BEGINNINGS IN NORTHERN
ITALY (text
page)
In the field of 16th-century painting, while the over-refined
taste for Mannerism developed in various parts of Europe, the masters most
attentive to "natural" objects were above all painters who were active in
Flanders (in Antwerp, in particular) and in northern Italy. These two important
areas - among other things, in reciprocal and intense contact with each
other - shared the "primacy" in the birth of still life. During the second
half of the 16th century, the evolution, which especially involved the province
of Lombardy and Bologna, followed two quite distinct cultural lines. In
Bologna, thanks to the figure of the scientist Ulisse Aldrovandi and his
relations with the Florentine Court of the Medici family and with Jacopo
Ligozzi, who was active there, the naturalistic image developed, as faithful
as possible to the real thing, with intentions of classification and study.
The representation of 'naturalia' was present in Cremona and Bologna in
subjects such as the sellers of fruit and animals of Vincenzo Campi, and
the poulterers and fishmongers of Bartolomeo Passerotti.
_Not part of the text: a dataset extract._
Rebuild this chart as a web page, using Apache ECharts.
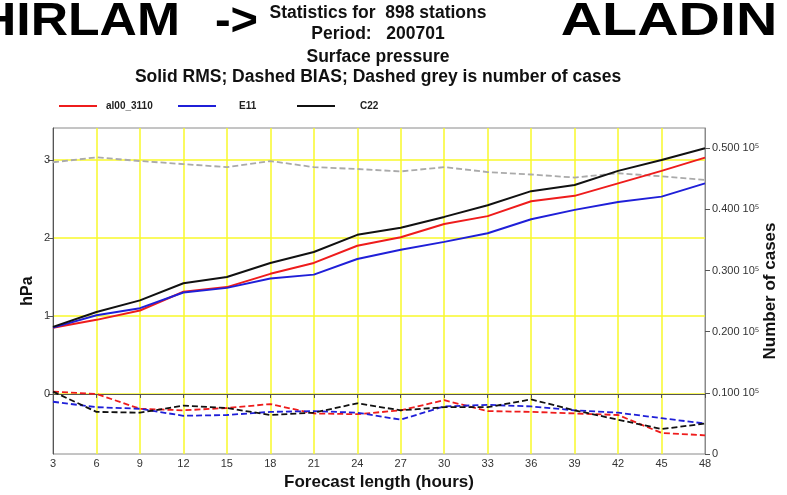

In Lombardy, several
ideas of Leonardo da Vinci were taken up again and adapted to the new times:
flowers, fruits, inanimate objects were interpreted in a key of intense
dignity, not just as a proof of an ability to imitate nature, and the objects
of optical research, but also as bearers of dense allegorical, symbolic
or moral significances. The prevalence of content over form and formal progression
which started from the artists connected with the court of Rodolfo II (Arcimboldo,
Figino) and which was prolonged into the early decades of the 17th century
in the concentrated representations of dishes of fruit, with Fede Galizia
and Panfilo Nuvolone, could be interpreted in this new sense. Furthermore,
in the middle of the 17th century, Lombard painting was enriched by another
extraordinary specialist in still life: Evaristo Baschenis from Bergamo,
who was famous mostly for his compositions involving musical instruments.